Через женщин, поющих за/вместо него, Трики становится меньше чем цельной личностью — расщепленным субъектом, которому уже не достичь полноты. Но, озвучивая несовершенство Трики, они вместе с тем делают его больше чем личностью — двойником в поисках недостающей второй половинки, которую уже не обрести.
Как бы то ни было, Трики рушит — и как вокалист, и как автор песен/продюсер, управляющий голосом Другого, — представление о голосе как о гарантии присутствия и четкой идентичности. Его собственный слабый, приглушенный вокал с хрипением, бормотанием и бубнежом всегда указывал на едва заметное присутствие личности, которая была скорее побочной, нежели центральной. Но основной (как правило, женский) вокал на его песнях тоже звучит отстраненно и абстрактно.

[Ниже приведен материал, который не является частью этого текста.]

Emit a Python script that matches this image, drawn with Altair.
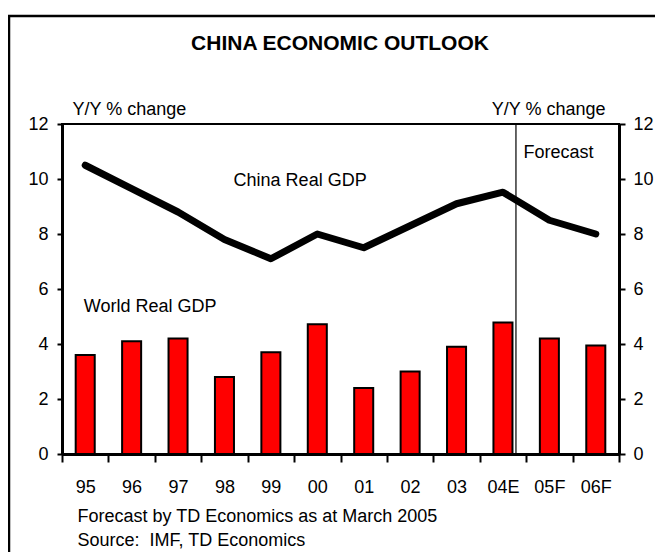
import altair as alt
import pandas as pd

# ---- data ----
years = ["95", "96", "97", "98", "99", "00", "01", "02", "03", "04E", "05F", "06F"]
china_gdp = [10.5, 9.65, 8.8, 7.8, 7.1, 8.0, 7.5, 8.3, 9.1, 9.52, 8.5, 8.0]
world_gdp = [3.6, 4.1, 4.2, 2.8, 3.7, 4.72, 2.4, 3.0, 3.9, 4.78, 4.2, 3.95]
forecast_start = ["04E"]
y_ticks = [0, 2, 4, 6, 8, 10, 12]
title_text = "CHINA ECONOMIC OUTLOOK"
footnotes = ["Forecast by TD Economics as at March 2005", "Source:\u00a0 IMF, TD Economics"]
axis_title = "Y/Y % change"

FONT = "Liberation Sans"
df = pd.DataFrame({"year": years, "china": china_gdp, "world": world_gdp})

x_scale = alt.Scale(domain=years, paddingInner=0, paddingOuter=0)
x_axis = alt.Axis(
    title=footnotes, titleFont=FONT, titleFontSize=18, titleFontWeight="normal",
    titleColor="black", titleAlign="left", titleAnchor="start", titleX=15, titleY=67,
    titleBaseline="alphabetic", titleLineHeight=24, titleAngle=0,
    labelAngle=0, labelFont=FONT, labelFontSize=18, labelColor="black", labelPadding=16,
    tickBand="extent", tickSize=8, tickWidth=2, tickColor="black",
    domainColor="black", domainWidth=3, grid=False,
)
y_scale = alt.Scale(domain=[0, 12], nice=False, zero=True)


def y_axis(orient):
    left = orient == "left"
    return alt.Axis(
        orient=orient, values=y_ticks, grid=False,
        title=axis_title, titleFont=FONT, titleFontSize=18, titleFontWeight="normal",
        titleColor="black", titleAngle=0, titleX=10 if left else -14, titleY=-9.5,
        titleAlign="left" if left else "right", titleBaseline="alphabetic",
        labelFont=FONT, labelFontSize=18, labelColor="black",
        labelPadding=9 if left else 8,
        tickSize=5 if left else 6, tickWidth=2, tickColor="black",
        domainColor="black", domainWidth=3,
    )


X = alt.X("year:N", sort=years, scale=x_scale, axis=x_axis)

bars = alt.Chart(df).mark_bar(
    color="#FF0000", stroke="black", strokeWidth=2, width=alt.RelativeBandSize(0.41)
).encode(x=X, y=alt.Y("world:Q", scale=y_scale, axis=y_axis("left")))

line = alt.Chart(df).mark_line(
    color="black", strokeWidth=7, strokeCap="round", strokeJoin="round"
).encode(x=X, y=alt.Y("china:Q", scale=y_scale, axis=y_axis("right")))

rule = alt.Chart(pd.DataFrame({"year": forecast_start})).mark_rule(
    color="black", strokeWidth=1.2
).encode(x=alt.X("year:N", sort=years, scale=x_scale, axis=x_axis, bandPosition=0.78))


def annot(text, year, val, band, align):
    return alt.Chart(pd.DataFrame({"year": [year], "v": [val], "t": [text]})).mark_text(
        font=FONT, fontSize=18, color="black", align=align, baseline="middle"
    ).encode(
        x=alt.X("year:N", sort=years, scale=x_scale, axis=x_axis, bandPosition=band),
        y=alt.Y("v:Q", scale=y_scale, axis=None),
        text="t:N",
    )


t_china = annot("China Real GDP", "00", 9.91, 0.13, "center")
t_world = annot("World Real GDP", "95", 5.35, 0.47, "left")
t_fc = annot("Forecast", "04E", 10.96, 0.94, "left")

one = alt.Data(values=[{"a": 1}])
frame = alt.Chart(one).mark_rect(
    filled=False, stroke="black", strokeWidth=2.5
).encode(x=alt.value(-53), x2=alt.value(610), y=alt.value(-108), y2=alt.value(450))

title = alt.Chart(one).mark_text(
    text=title_text, font=FONT, fontSize=21, fontWeight="bold", color="black",
    align="center", baseline="alphabetic"
).encode(x=alt.value(278), y=alt.value(-74))

chart = alt.layer(bars, line, rule, t_china, t_world, t_fc, frame, title).resolve_axis(
    y="independent"
).properties(
    width=557, height=330,
    padding={"left": 54, "top": 116, "right": 36, "bottom": 98},
    autosize=alt.AutoSizeParams(type="none"),
    background="white",
).configure_view(stroke="black", strokeWidth=2)

chart.save("out.html", embed_options={"renderer": "svg", "actions": False})
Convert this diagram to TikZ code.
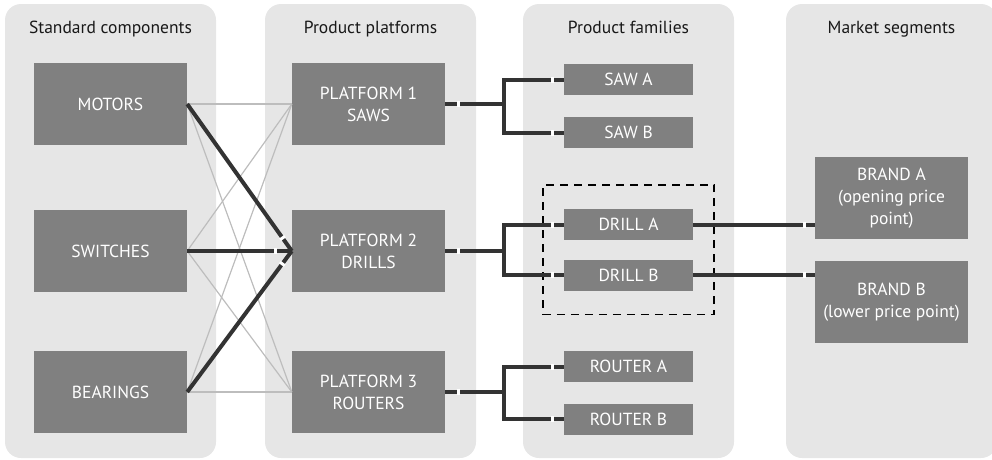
\documentclass[tikz,border=0pt]{standalone}
\usepackage{fontspec}
\setmainfont{PT Sans}
\usetikzlibrary{decorations.markings, fit}

\definecolor{panelgray}{HTML}{E6E6E6}
\definecolor{boxgray}{HTML}{808080}
\definecolor{linkdark}{HTML}{333333}
\definecolor{linklight}{HTML}{BDBDBD}

\tikzset{
  gap start/.style={postaction={decorate, decoration={markings,
      mark=at position #1 with {\fill[white] (-1.5pt,-3pt) rectangle (1.5pt,3pt);}}}},
  gap end/.style={postaction={decorate, decoration={markings,
      mark=at position -#1 with {\fill[white] (-1.5pt,-3pt) rectangle (1.5pt,3pt);}}}},
}

\begin{document}
\begin{tikzpicture}[x=1pt, y=-1pt, every node/.style={font=\fontsize{17.5}{22}\selectfont}]
    \tikzstyle{panel}=[rectangle, rounded corners=16pt, fill=panelgray, minimum width=211pt, minimum height=454pt, inner sep=0pt]
    \tikzstyle{heading}=[anchor=base, text=black!90]
    \tikzstyle{box}=[rectangle, fill=boxgray, text=white, align=center, inner sep=0pt, minimum width=153pt, minimum height=82pt]
    \tikzstyle{family}=[box, minimum width=129pt, minimum height=31pt]
    \tikzstyle{link}=[draw=linkdark, line width=4pt]
    \tikzstyle{thin link}=[draw=linklight, line width=1.2pt]
    \tikzstyle{group}=[draw=black, line width=1.5pt, dash pattern=on 8pt off 6pt, inner xsep=21pt, inner ysep=24pt]

    \useasboundingbox (0,0) rectangle (992,459);

    % Columns
    \foreach \x/\title [count=\i] in {5/Standard components, 265/Product platforms, 523/Product families, 786/Market segments} {
        \node[panel] (S-\i) at (\x+105.5,231) {};
        \node[heading] (H-\i) at (\x+105.5,33) {\title};
    }

    % Standard components
    \foreach \name/\y [count=\i] in {MOTORS/104, SWITCHES/251, BEARINGS/392}
        \node[box] (C-\i) at (110.5,\y) {\name};

    % Product platforms
    \foreach \name/\y [count=\i] in {PLATFORM 1\\SAWS/104, PLATFORM 2\\DRILLS/251, PLATFORM 3\\ROUTERS/392}
        \node[box] (P-\i) at (368.5,\y) {\name};

    % Product families
    \foreach \name/\y [count=\i] in {SAW A/79.5, SAW B/132.5, DRILL A/224.5, DRILL B/275, ROUTER A/366.5, ROUTER B/419}
        \node[family] (F-\i) at (628.5,\y) {\name};

    % Market segments
    \node[box] (B-1) at (891.5,198) {BRAND A\\(opening price\\point)};
    \node[box] (B-2) at (891.5,302) {BRAND B\\(lower price point)};

    % Shared drill group
    \node[group, fit=(F-3) (F-4)] (drills) {};

    % Connect components to platforms
    \foreach \c in {1,2,3}
        \foreach \p in {1,2,3}
            \draw[thin link] (C-\c.east) -- (P-\p.west);
    \foreach \c in {1,2,3}
        \draw[link, gap end=16pt] (C-\c.east) -- (P-2.west);

    % Connect platforms to families
    \foreach \p/\a/\b in {1/1/2, 2/3/4, 3/5/6}
        \foreach \f in {\a,\b}
            \draw[link, gap start=13pt, gap end=11pt] (P-\p.east) -- ++(59,0) |- (F-\f.west);

    % Connect drills to brands
    \draw[link, gap end=10pt] (F-3.east) -- (F-3.east -| B-1.west);
    \draw[link, gap end=10pt] (F-4.east) -- (F-4.east -| B-2.west);
\end{tikzpicture}
\end{document}
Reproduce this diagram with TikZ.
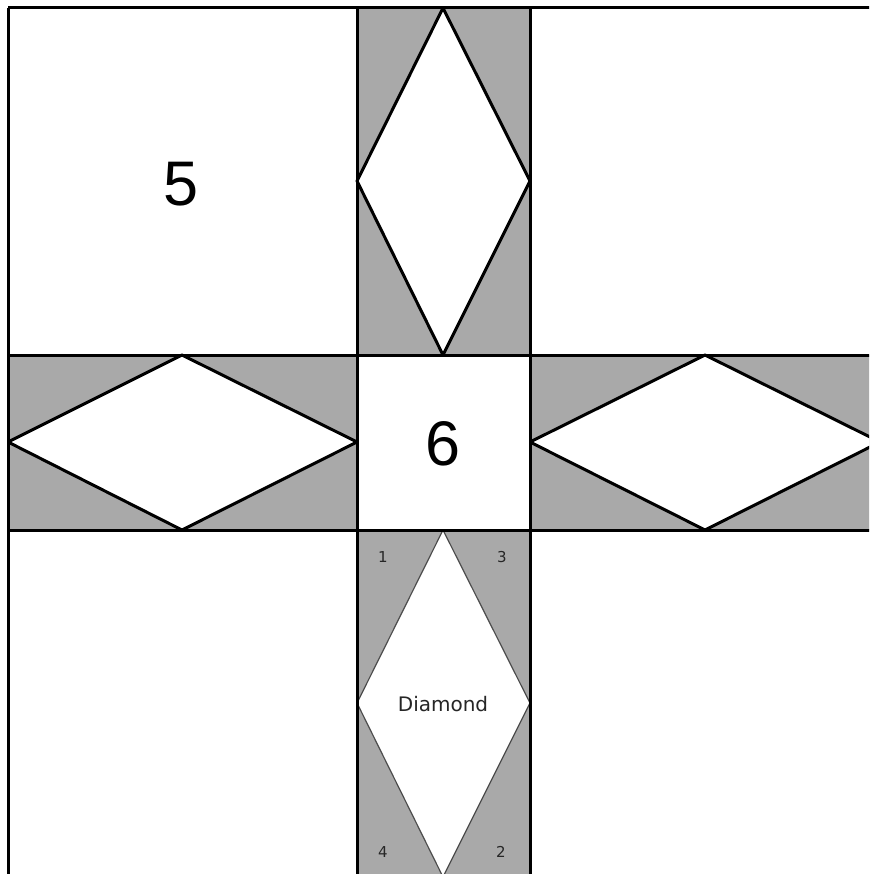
\documentclass[tikz,border=0pt]{standalone}
\usepackage{fontspec}
\setmainfont{Liberation Sans}
\newfontfamily\smallfont{DejaVu Sans}
\usetikzlibrary{positioning}
\definecolor{barGrey}{RGB}{169,169,169}

\begin{document}
\begin{tikzpicture}[x=1pt,y=-1pt,
  bar/.style={fill=barGrey},
  gem/.style={draw,fill=white,line width=3pt,line join=bevel},
  thingem/.style={draw=black!70,fill=white,line width=1.2pt,line join=bevel},
  seam/.style={line width=3pt},
  bignum/.style={font=\fontsize{63}{63}\selectfont},
  piece/.style={font=\smallfont\fontsize{15}{15}\selectfont,text=black!85},
  every node/.style={inner sep=0pt}
]
  \clip (0,0) rectangle (869,874);
  % grey sashing bars
  \fill[bar] (357,8) rectangle (530,355);
  \fill[bar] (357,530) rectangle (530,877);
  \fill[bar] (8,355) rectangle (357,530);
  \fill[bar] (530,355) rectangle (880,530);
  % diamonds
  \draw[gem] (443,8) -- (530,181) -- (443,355) -- (357,181) -- cycle;
  \draw[gem] (8,442) -- (182,355) -- (357,442) -- (182,530) -- cycle;
  \draw[gem] (530,442) -- (705,355) -- (880,442) -- (705,530) -- cycle;
  \draw[thingem] (443,530) -- (530,703) -- (443,877) -- (357,703) -- cycle;
  % seams
  \foreach \x in {8,357,530,880}
    \draw[seam] (\x,8) -- (\x,877);
  \foreach \y in {8,355,530,877}
    \draw[seam] (8,\y) -- (880,\y);
  % labels
  \node[bignum] (five) at (181,184) {5};
  \node[bignum] (six) at (443,444) {6};
  \node[font=\smallfont\fontsize{20}{20}\selectfont,text=black!85] (diamond) at (443,704) {Diamond};
  \node[piece] (p1) at (383,557) {1};
  \node[piece] (p3) at (502,557) {3};
  \node[piece] (p4) at (383,852) {4};
  \node[piece] (p2) at (501,852) {2};
\end{tikzpicture}
\end{document}
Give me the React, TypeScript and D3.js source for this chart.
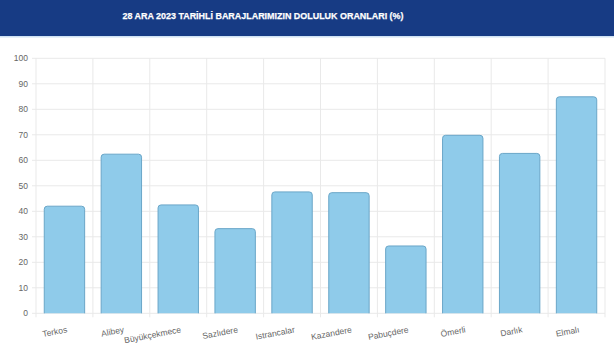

Эти женские голоса — плоские, пустые, лишенные привычных эмоциональных модуляций — больше всего напоминают голос медиума, голос, которым говорит кто-то посторонний.
«Вот и последствия…» Трики не вселяется в вокалисток, он скорее вовлекает их в общее с ним состояние транса. Строки, которые приходят к нему из утраченного женского источника, снова вкладываются в уста женщин. «Я уже по ту сторону» — так пела Мартина Топли-Бёрд на треке «I Be the Prophet» («Я есть пророк») с альбома «Nearly God».
Тот, кто одержим призраком, также оказывается изгнан из собственного тела — теряет свою идентичность и голос. Но подобное изгнание является необходимым условием для подлинной убедительности как сочинения, так и исполнения.
Писатели должны передавать другие голоса, артисты должны уметь поддаваться внешним силам — и Трики замечательно выступает вживую как раз благодаря своему умению войти в состояние шаманского транса, раскачиваясь до самозабвения.
Подобно оккультизму, религия имеет свой символический инструментарий, связанный с идеей потусторонней силы, говорящей с нами и влияющей на мир живых — в текстах Трики всегда присутствовали библейские образы. Чистилищный ландшафт альбома «Maxinquaye» усыпан религиозными отсылками, a «Pre-Millennium Tension» местами религиозно маниакален: «Я видел христианина в Кристиансанне / и дьявола в Хельсинки»; «Вот идет назареянин, / красиво выглядит в журнале… Мария Магдалена, / скоро я буду грешен».